Between Crowhurst & Battle


I had a little “out” in East Sussex last weekend that I will share with the agog world. Nothing bad happened and it finished in a pub as usual so you may wish to skip this whole exercise, but I enjoyed it anyway.

The walk was based, loosely on this walk here , but deviates somewhat because I didn’t want a round-trip and anyway I did it wrong and ended up doing some of the coming-back bit going out. However.

Taking the train from my local station, West St Leonards,


to Crowhurst, which doesn’t have any reviews, I walked about half a mile down Station Road until I got to St George’s Church. It is worth detouring into the churchyard to see the yew tree that has been there since before the Norman Conquest.


(If you follow me on #SocialMedia you’ll have seen this tree already. Maybe I have a thing about trees).

Just over the fence there’s this.

This manor House was started by Walter de Scotney in the Twelfth Century. Scotney was a a man who went on crusade with Richard The Lionheart and… look it’s all here.

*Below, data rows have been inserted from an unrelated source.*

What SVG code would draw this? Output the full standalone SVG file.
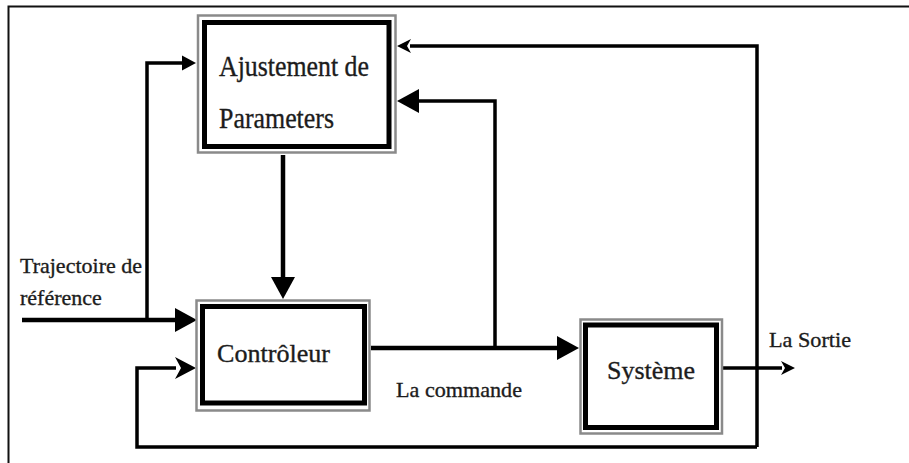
<svg xmlns="http://www.w3.org/2000/svg" width="909" height="463" viewBox="0 0 909 463">
<style>
  .frame{fill:none;stroke:#111;stroke-width:2}
  .outer{fill:none;stroke:#8a8a8a;stroke-width:2.5}
  .inner{fill:#fff;stroke:#000;stroke-width:5}
  .lbl{font-family:"Liberation Serif","Times New Roman",serif;fill:#1c1c1c;stroke:#1c1c1c;stroke-width:0.35}
  .wire{fill:none;stroke:#000;stroke-width:3.5;stroke-linejoin:miter}
  .thick{stroke-width:4.5}
</style>
<defs>
  <marker id="big" markerUnits="userSpaceOnUse" markerWidth="24" markerHeight="26" refX="0" refY="12" orient="auto" overflow="visible">
    <path d="M0,0 L22,12 L0,24 z" fill="#000"/>
  </marker>
  <marker id="small" markerUnits="userSpaceOnUse" markerWidth="16" markerHeight="16" refX="0" refY="7.5" orient="auto" overflow="visible">
    <path d="M0,0 L14,7.5 L0,15 z" fill="#000"/>
  </marker>
  <marker id="tiny" markerUnits="userSpaceOnUse" markerWidth="16" markerHeight="16" refX="0" refY="7" orient="auto" overflow="visible">
    <path d="M-1,0 L13,7 L-1,14 L3,7 z" fill="#000"/>
  </marker>
  <marker id="chev" markerUnits="userSpaceOnUse" markerWidth="24" markerHeight="24" refX="0" refY="11" orient="auto" overflow="visible">
    <path d="M-1,0 L20,11 L-1,22 L5,11 z" fill="#000"/>
  </marker>
</defs>
<rect width="909" height="463" fill="#fff"/>
<path class="frame" d="M8.5 463 V6.5 H909"/>

<g id="connectors">
  <path class="wire thick" d="M22 320 H175" marker-end="url(#big)"/>
  <path class="wire" d="M147 320 V63 H182" marker-end="url(#small)"/>
  <path class="wire thick" d="M283 155 V277" marker-end="url(#big)"/>
  <path class="wire thick" d="M371 348 H557" marker-end="url(#big)"/>
  <path class="wire" d="M495 348 V101 H419" marker-end="url(#big)"/>
  <path class="wire" d="M723 368 H782" marker-end="url(#tiny)"/>
  <path class="wire" d="M757 447 V46 H410" marker-end="url(#tiny)"/>
  <path class="wire" d="M757 447 H137 V368 H176" marker-end="url(#chev)"/>
</g>

<g id="ajustement">
  <rect class="outer" x="198" y="15.5" width="197.5" height="137"/>
  <rect class="inner" x="204.5" y="22.5" width="184.5" height="124"/>
  <text class="lbl" x="219" y="76" font-size="29" textLength="150" lengthAdjust="spacingAndGlyphs">Ajustement de</text>
  <text class="lbl" x="219" y="128" font-size="29" textLength="115" lengthAdjust="spacingAndGlyphs">Parameters</text>
</g>

<g id="controleur">
  <rect class="outer" x="196.5" y="300.5" width="173" height="110"/>
  <rect class="inner" x="202.5" y="306.5" width="162" height="96.5"/>
  <text class="lbl" x="217" y="362" font-size="25" textLength="113" lengthAdjust="spacingAndGlyphs">Contrôleur</text>
</g>

<g id="systeme">
  <rect class="outer" x="580.5" y="319.5" width="141.5" height="114"/>
  <rect class="inner" x="585.5" y="325" width="131" height="102.5"/>
  <text class="lbl" x="607" y="379" font-size="26" textLength="88" lengthAdjust="spacingAndGlyphs">Système</text>
</g>

<g id="labels">
  <text class="lbl" x="20" y="273" font-size="22" textLength="122" lengthAdjust="spacingAndGlyphs">Trajectoire de</text>
  <text class="lbl" x="20" y="305" font-size="22">référence</text>
  <text class="lbl" x="396" y="397" font-size="22" textLength="126" lengthAdjust="spacingAndGlyphs">La commande</text>
  <text class="lbl" x="769" y="347" font-size="22" textLength="82" lengthAdjust="spacingAndGlyphs">La Sortie</text>
</g>
</svg>
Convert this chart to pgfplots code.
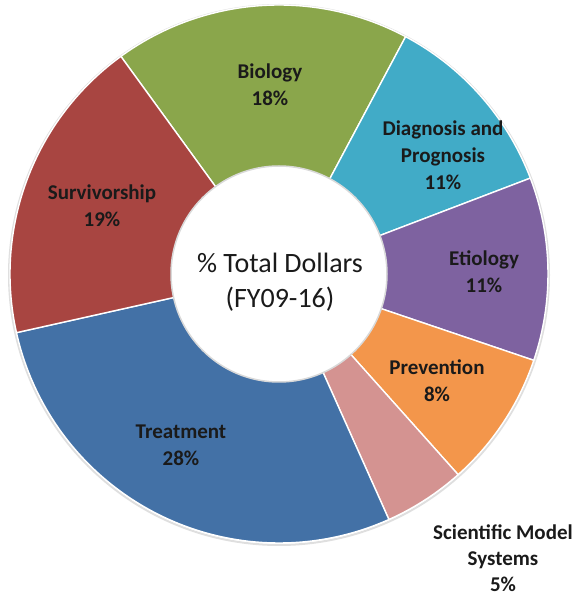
\documentclass[border=0pt]{standalone}
\usepackage{pgfplots}
\pgfplotsset{compat=1.18}
\usepackage{pgfplotstable}
\usepackage{fontspec}
\setmainfont{Carlito}

\definecolor{c0}{HTML}{8AA64B}% Biology
\definecolor{c1}{HTML}{41ABC7}% Diagnosis and Prognosis
\definecolor{c2}{HTML}{7E62A0}% Etiology
\definecolor{c3}{HTML}{F3964B}% Prevention
\definecolor{c4}{HTML}{D49391}% Scientific Model Systems
\definecolor{c5}{HTML}{4371A6}% Treatment
\definecolor{c6}{HTML}{A84541}% Survivorship
\definecolor{txt}{HTML}{1A1A1A}

% share of total dollars, clockwise from Biology
\pgfplotstableread{
share
17.8
11.4
11.0
8.2
4.9
28.2
18.5
}\slices

\begin{document}
\begin{tikzpicture}[
    lab/.style={text=txt, align=center, font=\bfseries\fontsize{21}{27}\selectfont},
]
\useasboundingbox (0,0) rectangle (576pt,598pt);
\begin{axis}[
    x=1pt, y=1pt,
    xmin=0, xmax=576, ymin=0, ymax=598,
    hide axis, clip=false, anchor=origin, at={(0,0)},
]
\def\cx{279}\def\cy{324}\def\Ro{269}\def\Ri{108}
\draw[gray!25, line width=2pt] (axis cs:\cx,\cy-1) circle[radius=270pt];
\def\ang{126}
\pgfplotsforeachungrouped \i in {0,...,6}{%
  \pgfplotstablegetelem{\i}{share}\of\slices
  \pgfmathsetmacro\aend{\ang-3.6*\pgfplotsretval}%
  \pgfmathsetmacro\xs{\cx+\Ro*cos(\ang)}%
  \pgfmathsetmacro\ys{\cy+\Ro*sin(\ang)}%
  \edef\temp{\noexpand\filldraw[fill=c\i, draw=white, line width=1.4pt]
    (axis cs:\cx,\cy) -- (axis cs:\xs,\ys)
    arc[start angle=\ang, end angle=\aend, radius=\Ro pt] -- cycle;}%
  \temp
  \let\ang\aend
}
\filldraw[fill=white, draw=gray!30, line width=1.5pt] (axis cs:\cx,\cy) circle[radius=\Ri pt];

\node[lab] at (axis cs:270,513) {Biology\\18\%};
\node[lab] at (axis cs:443,443) {Diagnosis and\\Prognosis\\11\%};
\node[lab] at (axis cs:484,326) {Etiology\\11\%};
\node[lab] at (axis cs:437,217) {Prevention\\8\%};
\node[lab, font=\bfseries\fontsize{21}{26}\selectfont] at (axis cs:503,40) {Scientific Model\\Systems\\5\%};
\node[lab] at (axis cs:181,153) {Treatment\\28\%};
\node[lab] at (axis cs:102,392) {Survivorship\\19\%};
\node[text=txt, align=center, font=\fontsize{28}{35}\selectfont] at (axis cs:280,316) {\% Total Dollars\\(FY09-16)};
\end{axis}
\end{tikzpicture}
\end{document}
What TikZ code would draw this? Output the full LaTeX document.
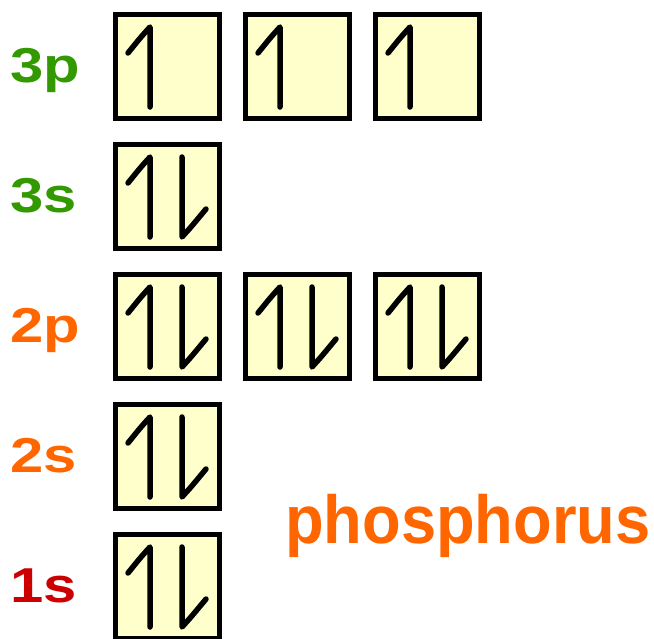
\documentclass[tikz,border=0pt]{standalone}
\usepackage{fontspec}
\setmainfont{Liberation Sans}
\definecolor{boxyellow}{HTML}{FFFFCC}
\definecolor{lgreen}{HTML}{339900}
\definecolor{lorange}{HTML}{FF6600}
\definecolor{lred}{HTML}{CC0000}
\newcommand{\wlabel}[1]{\scalebox{1.22}[1]{\fontsize{49}{49}\selectfont\bfseries #1}}
\tikzset{
  orb/.style={draw=black, line width=4.5pt, fill=boxyellow, rectangle, minimum size=104pt, inner sep=0pt},
  lbl/.style={anchor=base west, inner sep=0pt},
  spin/.style={line width=5.5pt, line cap=round, line join=round},
  pics/spinup/.style={code={\draw[spin] (-17.5,40.5) -- (-17.5,-39.5) .. controls (-27,-29) .. (-39.5,-13.5);}},
  pics/spindown/.style={code={\draw[spin] (14.5,-39.5) -- (14.5,40.5) .. controls (24,30) .. (38.5,12.5);}}
}
\begin{document}
\begin{tikzpicture}[x=1pt,y=-1pt]
\useasboundingbox (0,0) rectangle (654,638);
% labels
\node[lbl, text=lgreen]  (l3p) at (10,82)  {\wlabel{3p}};
\node[lbl, text=lgreen]  (l3s) at (10,212) {\wlabel{3s}};
\node[lbl, text=lorange] (l2p) at (10,342) {\wlabel{2p}};
\node[lbl, text=lorange] (l2s) at (10,472) {\wlabel{2s}};
\node[lbl, text=lred]    (l1s) at (10,602) {\wlabel{1s}};
% boxes
\node[orb] (p3a) at (167.5,66.5) {};
\node[orb] (p3b) at (297.5,66.5) {};
\node[orb] (p3c) at (427.5,66.5) {};
\node[orb] (s3)  at (167.5,196.5) {};
\node[orb] (p2a) at (167.5,326.5) {};
\node[orb] (p2b) at (297.5,326.5) {};
\node[orb] (p2c) at (427.5,326.5) {};
\node[orb] (s2)  at (167.5,456.5) {};
\node[orb] (s1)  at (167.5,586.5) {};
% spins
\foreach \b in {p3a,p3b,p3c,s3,p2a,p2b,p2c,s2,s1} {\pic at (\b.center) {spinup};}
\foreach \b in {s3,p2a,p2b,p2c,s2,s1} {\pic at (\b.center) {spindown};}
% name
\node[text=lorange, anchor=base west, inner sep=0pt] (name) at (285,543) {\scalebox{0.93}[1]{\fontsize{68}{68}\selectfont\bfseries phosphorus}};
\end{tikzpicture}
\end{document}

The name Scotney of course resonates in East Sussex – there’s also Scotney Castle half an hour up the A21 from here, first started by one Lambert de Scoteni. There’s a thing here that tells us that the Scotneys changed their name to Crowhurst after Walter’s execution. There you have it.

This isn’t getting us to the good bit (the pub) very quickly. so move on.

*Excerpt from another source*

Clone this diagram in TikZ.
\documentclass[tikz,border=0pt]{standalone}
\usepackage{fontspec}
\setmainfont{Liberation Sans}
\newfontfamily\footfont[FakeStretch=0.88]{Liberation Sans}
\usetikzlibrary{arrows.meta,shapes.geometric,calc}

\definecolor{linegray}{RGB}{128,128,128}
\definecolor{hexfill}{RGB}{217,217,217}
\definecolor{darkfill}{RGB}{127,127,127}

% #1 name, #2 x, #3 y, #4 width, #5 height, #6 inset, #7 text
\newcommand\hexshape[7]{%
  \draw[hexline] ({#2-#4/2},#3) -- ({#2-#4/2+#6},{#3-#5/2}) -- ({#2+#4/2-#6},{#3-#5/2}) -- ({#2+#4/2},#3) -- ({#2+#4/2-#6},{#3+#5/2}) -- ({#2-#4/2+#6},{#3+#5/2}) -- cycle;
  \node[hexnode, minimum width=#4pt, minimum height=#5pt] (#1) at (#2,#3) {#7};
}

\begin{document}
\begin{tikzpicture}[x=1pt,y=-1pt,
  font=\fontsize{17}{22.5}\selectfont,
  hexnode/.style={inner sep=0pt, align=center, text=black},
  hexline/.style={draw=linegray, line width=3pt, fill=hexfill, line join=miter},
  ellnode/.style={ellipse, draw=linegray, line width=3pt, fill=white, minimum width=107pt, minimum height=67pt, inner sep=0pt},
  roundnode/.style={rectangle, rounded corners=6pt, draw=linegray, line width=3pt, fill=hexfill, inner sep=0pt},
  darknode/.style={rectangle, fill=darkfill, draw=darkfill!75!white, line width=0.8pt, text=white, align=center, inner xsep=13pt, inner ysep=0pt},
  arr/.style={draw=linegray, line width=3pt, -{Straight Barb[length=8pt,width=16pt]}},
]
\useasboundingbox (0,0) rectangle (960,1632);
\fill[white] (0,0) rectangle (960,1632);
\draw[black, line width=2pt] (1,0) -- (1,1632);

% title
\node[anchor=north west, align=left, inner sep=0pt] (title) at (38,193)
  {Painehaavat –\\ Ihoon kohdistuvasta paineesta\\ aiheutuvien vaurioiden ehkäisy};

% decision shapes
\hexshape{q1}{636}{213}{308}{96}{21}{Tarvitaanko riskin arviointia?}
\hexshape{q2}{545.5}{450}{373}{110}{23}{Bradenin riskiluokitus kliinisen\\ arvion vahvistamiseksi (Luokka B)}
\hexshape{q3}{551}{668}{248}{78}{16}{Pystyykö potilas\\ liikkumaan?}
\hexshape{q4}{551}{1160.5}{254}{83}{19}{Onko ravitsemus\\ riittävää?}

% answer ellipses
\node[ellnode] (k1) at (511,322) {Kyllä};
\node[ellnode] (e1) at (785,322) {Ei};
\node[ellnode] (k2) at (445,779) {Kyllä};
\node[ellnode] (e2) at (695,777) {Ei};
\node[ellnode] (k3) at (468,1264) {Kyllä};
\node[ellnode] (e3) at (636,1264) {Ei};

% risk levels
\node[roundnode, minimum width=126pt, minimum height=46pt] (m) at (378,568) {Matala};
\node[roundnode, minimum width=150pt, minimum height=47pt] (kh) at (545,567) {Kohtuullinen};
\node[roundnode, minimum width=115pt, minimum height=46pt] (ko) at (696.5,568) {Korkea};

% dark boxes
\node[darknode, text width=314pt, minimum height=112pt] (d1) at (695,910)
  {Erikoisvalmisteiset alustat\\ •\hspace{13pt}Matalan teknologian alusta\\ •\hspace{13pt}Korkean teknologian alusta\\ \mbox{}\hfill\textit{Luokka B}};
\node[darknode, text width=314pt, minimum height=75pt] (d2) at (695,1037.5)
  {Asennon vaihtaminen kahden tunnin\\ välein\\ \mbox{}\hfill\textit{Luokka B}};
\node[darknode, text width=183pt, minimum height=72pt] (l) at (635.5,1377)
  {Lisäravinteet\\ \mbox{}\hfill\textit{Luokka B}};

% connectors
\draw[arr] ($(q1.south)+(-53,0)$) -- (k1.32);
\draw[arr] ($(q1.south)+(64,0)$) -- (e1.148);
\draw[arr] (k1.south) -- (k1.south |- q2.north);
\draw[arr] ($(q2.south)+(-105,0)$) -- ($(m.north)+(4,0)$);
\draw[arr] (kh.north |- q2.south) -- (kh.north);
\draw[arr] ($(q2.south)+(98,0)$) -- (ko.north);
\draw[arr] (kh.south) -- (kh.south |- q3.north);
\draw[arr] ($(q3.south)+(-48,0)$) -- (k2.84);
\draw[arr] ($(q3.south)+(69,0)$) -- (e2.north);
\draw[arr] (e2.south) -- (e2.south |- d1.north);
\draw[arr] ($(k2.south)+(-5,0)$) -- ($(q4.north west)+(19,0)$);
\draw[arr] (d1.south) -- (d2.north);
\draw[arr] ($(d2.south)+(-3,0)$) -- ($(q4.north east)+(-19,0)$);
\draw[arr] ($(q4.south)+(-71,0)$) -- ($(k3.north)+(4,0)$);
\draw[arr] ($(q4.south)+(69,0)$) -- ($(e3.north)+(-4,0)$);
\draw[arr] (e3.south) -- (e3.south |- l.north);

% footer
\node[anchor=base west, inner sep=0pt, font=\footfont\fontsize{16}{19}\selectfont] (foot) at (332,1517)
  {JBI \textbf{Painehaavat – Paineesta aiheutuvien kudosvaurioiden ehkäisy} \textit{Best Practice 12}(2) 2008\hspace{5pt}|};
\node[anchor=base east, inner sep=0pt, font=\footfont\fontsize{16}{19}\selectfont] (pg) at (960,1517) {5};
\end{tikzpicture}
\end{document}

Passing the manor house and the jolly picnicking families, I entered the fields sloping to the Powdermill Stream.

I followed the stream, and this is where I deviated from the walk suggested. probably because I miscounted the footbridges or something. It didn’t matter, it’s not exactly the Gobi Desert, Where One Mis-Step Means DEATH. Basically follow the stream and you won’t go wrong.

This is nice,

Farm with donkey

It is Pepperingeye Farm. I suspect it is Got Up for the tourists because there are holiday cottages just around the corner, and that the donkey is there for eye-candy. It was just luck I had a tree behind me or there’d be my shadow ruining the photo. All these photos are all pretty awful anyhow. I’m tempted to blame the app. Yes let’s blame the app. The name of the app is (cont. overleaf).

Proper vintage road sign.

Across Powdermill Lane, you pass the back of the Battle Abbey grounds (“Strictly No Entry” etc. If they’d had those signs up in 1066 it might have changed history).

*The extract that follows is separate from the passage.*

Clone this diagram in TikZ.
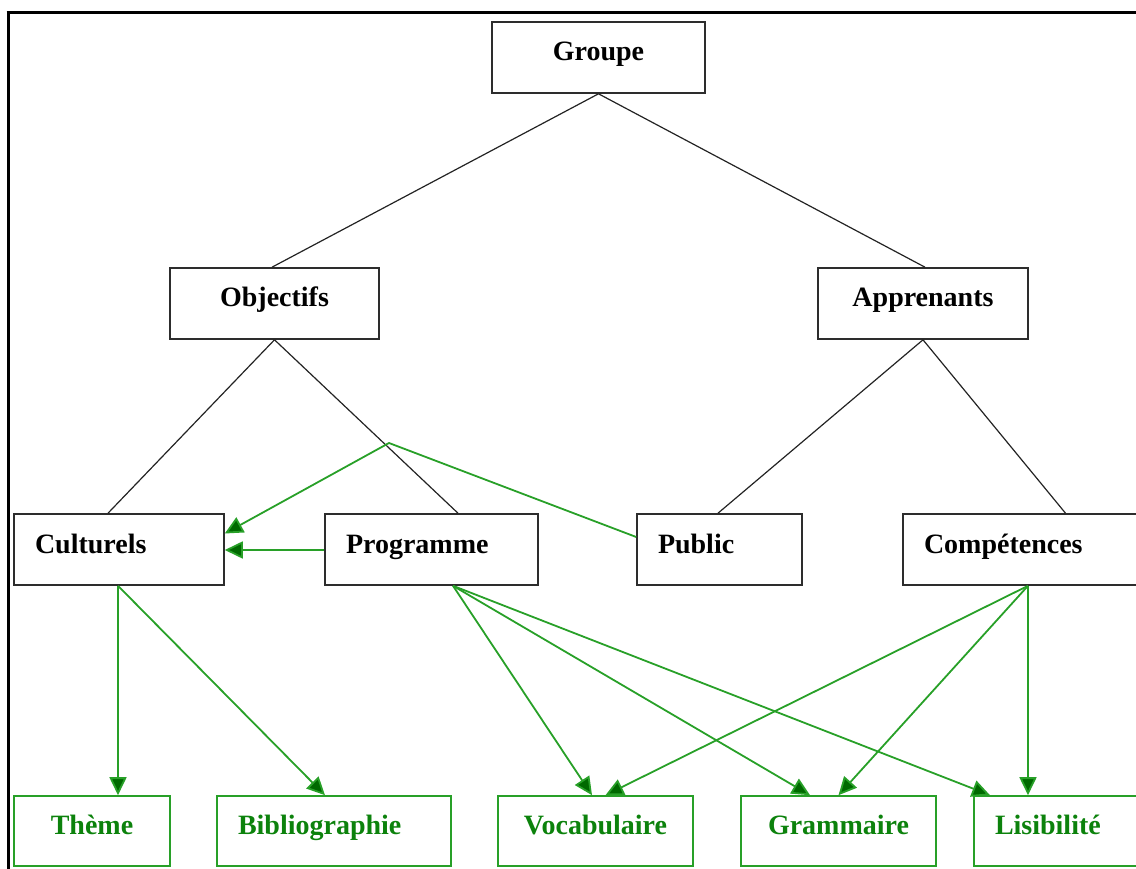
\documentclass[tikz,border=0pt]{standalone}
\usepackage{fontspec}
\setmainfont{Liberation Serif}
\usetikzlibrary{arrows.meta}
\definecolor{boxline}{RGB}{45,45,45}
\definecolor{linkline}{RGB}{35,35,35}
\definecolor{leafline}{RGB}{40,160,40}
\definecolor{leaftext}{RGB}{12,130,12}
\definecolor{tipfill}{RGB}{0,105,0}
\tikzset{
  box/.style={draw=boxline, line width=1.6pt, minimum height=71pt,
    inner xsep=21pt, inner ysep=0pt, text height=20pt, text depth=13pt,
    font=\fontsize{28}{30}\selectfont\bfseries},
  mid/.style={box, text width=#1-42pt, align=center},
  lft/.style={box, text width=#1-42pt, align=left},
  leafmid/.style={mid=#1, draw=leafline, text=leaftext, minimum height=70pt},
  leaflft/.style={lft=#1, draw=leafline, text=leaftext, minimum height=70pt},
  link/.style={draw=linkline, line width=1.2pt},
  flow/.style={draw=leafline, line width=1.8pt,
    -{Triangle[length=18pt,width=17pt,fill=tipfill]}},
  frame/.style={line width=3pt, draw=black}
}
\begin{document}
\begin{tikzpicture}[x=1pt,y=-1pt]
\useasboundingbox (0,0) rectangle (1136,869);
\clip (0,0) rectangle (1136,869);

% outer frame (top and left edges)
\draw[frame] (6.5,13) -- (1140,13);
\draw[frame] (8,11.5) -- (8,875);

% hierarchy boxes
\node[mid=213pt] (groupe) at (598.5,57.5) {Groupe};
\node[mid=209pt] (objectifs) at (274.5,303.5) {Objectifs};
\node[mid=210pt] (apprenants) at (923,303.5) {Apprenants};
\node[lft=210pt] (culturels) at (119,549.5) {Culturels};
\node[lft=213pt] (programme) at (431.5,549.5) {Programme};
\node[lft=165pt] (public) at (719.5,549.5) {Public};
\node[lft=257pt] (competences) at (1031.5,549.5) {Compétences};

% leaf boxes
\node[leafmid=156pt] (theme) at (92,831) {Thème};
\node[leaflft=234pt] (biblio) at (334,831) {Bibliographie};
\node[leafmid=195pt] (vocab) at (595.5,831) {Vocabulaire};
\node[leafmid=195pt] (gram) at (838.5,831) {Grammaire};
\node[leaflft=186pt] (lisib) at (1067,831) {Lisibilité};

% tree links
\draw[link] (groupe.south) -- ([xshift=-2.5pt]objectifs.north);
\draw[link] (groupe.south) -- ([xshift=2pt]apprenants.north);
\draw[link] (objectifs.south) -- ([xshift=-11pt]culturels.north);
\draw[link] (objectifs.south) -- ([xshift=26.5pt]programme.north);
\draw[link] (apprenants.south) -- ([xshift=-1.5pt]public.north);
\draw[link] (apprenants.south) -- ([xshift=34pt]competences.north);

% dependencies
\coordinate (bend) at (389,443);
\draw[flow] ([yshift=12.5pt]public.west) -- (bend) -- ([yshift=16pt]culturels.east);
\draw[flow] ([yshift=-0.5pt]programme.west) -- ([yshift=-0.5pt]culturels.east);
\draw[flow] ([xshift=-1pt]culturels.south) -- ([xshift=26pt]theme.north);
\draw[flow] ([xshift=-1pt]culturels.south) -- ([xshift=-9pt]biblio.north);
\draw[flow] ([xshift=21.5pt]programme.south) -- ([xshift=-3.5pt]vocab.north);
\draw[flow] ([xshift=21.5pt]programme.south) -- ([xshift=-28.5pt]gram.north);
\draw[flow] ([xshift=21.5pt]programme.south) -- ([xshift=-77pt]lisib.north);
\draw[flow] ([xshift=-3.5pt]competences.south) -- ([xshift=10pt]vocab.north);
\draw[flow] ([xshift=-3.5pt]competences.south) -- (gram.north);
\draw[flow] ([xshift=-3.5pt]competences.south) -- ([xshift=-39pt]lisib.north);
\end{tikzpicture}
\end{document}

There was a cricket match going on in Battle at the richly-named Upper Stumblets. It appeared to be between a team of men who in former times would have been farriers & inn-keepers, and a team of 14 year-old boys. The 14 year old boys appeared to be having a fairly dour time of it so I moved on.

Incidentally when I was about 9 I thought the cricket match chapter from England Their England was the funniest thing I had ever read. I don’t know whether to test if it is still so or whether to let it lie.

A pint in The Bull Inn to finish, then past the Abbey to Battle Station & home. I thank you.